Actress Anna Friel has said she hopes that her new drama programme can help change perceptions about transgender children in the same way that her lesbian kiss on Brookside did for all-female couples.

Friel will play the mother of a boy who wishes to live as a girl in a new mini-series called Butterfly.

The three-part ITV series will focus on 11-year-old Max, who dresses as a girl at home and makes the decision he no longer wants to hide his identity to the outside world.

Friel shared the first lesbian kiss to be broadcast on British television before the 9pm watershed with fellow Brookside actress Nicola Stephenson.

The kiss was later screened to a TV audience of billions when a clip of it was included in the opening ceremony of the 2012 Olympic Games in London.

Ahead of her series Friel was asked why she thought there were negative attitudes towards parents allowing their children choose to be gender-fluid.

The actress replied: “Lack of understanding, lack of knowledge, lack of education, I think.”

Referring to the kiss she added: “Think back to 25 years ago, to another girl – ‘Ahhhh’. And now all that time on, now it’s the blink of an eye, so hopefully we’ll make that same progress.”

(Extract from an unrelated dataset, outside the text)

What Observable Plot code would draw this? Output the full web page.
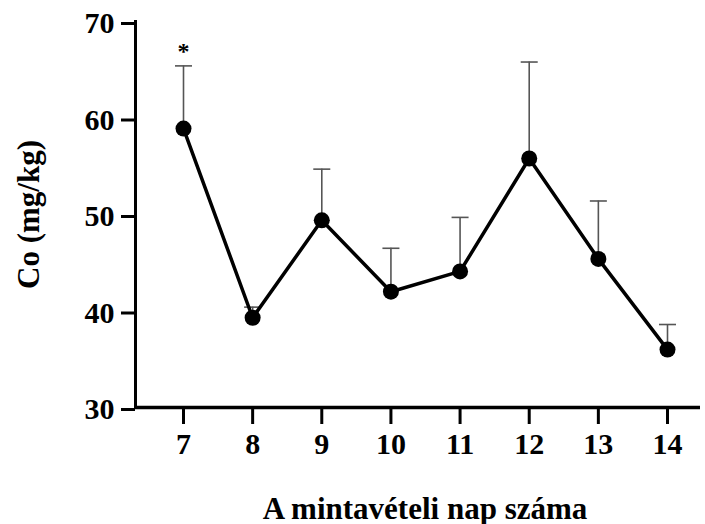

Irish actor Emmett J. Scanlan plays Stephen in Butterfly, the estranged husband of Friel’s character Vicky.

When asked how he would feel if his 16-year-old daughter decided they were trans, Scanlan said: “There’s a great line in the show when Vicky says, and I’m paraphrasing here, ‘It’s better to have a daughter than a dead son’, and that really resonated with me.

“The statistics within the community, over three quarters of them self-harm and nearly half of them have attempted suicide, it’s a horrific statistic.

“And if you had the choice between that, what would you want?

“All I want is for my daughter to feel happy, to feel loved, to feel accepted in this world that likes to compartmentalise everything because we’re afraid of challenging our idea of what ‘normal’ is. I just want her to be happy.”

Butterfly has been written by screenwriter and playwright Tony Marchant, who is is known for TV dramas including Public Enemies, which starred Friel, The Secret Agent and Garrow’s Law.

Friel co-produced the series, which was filmed in Manchester earlier this year.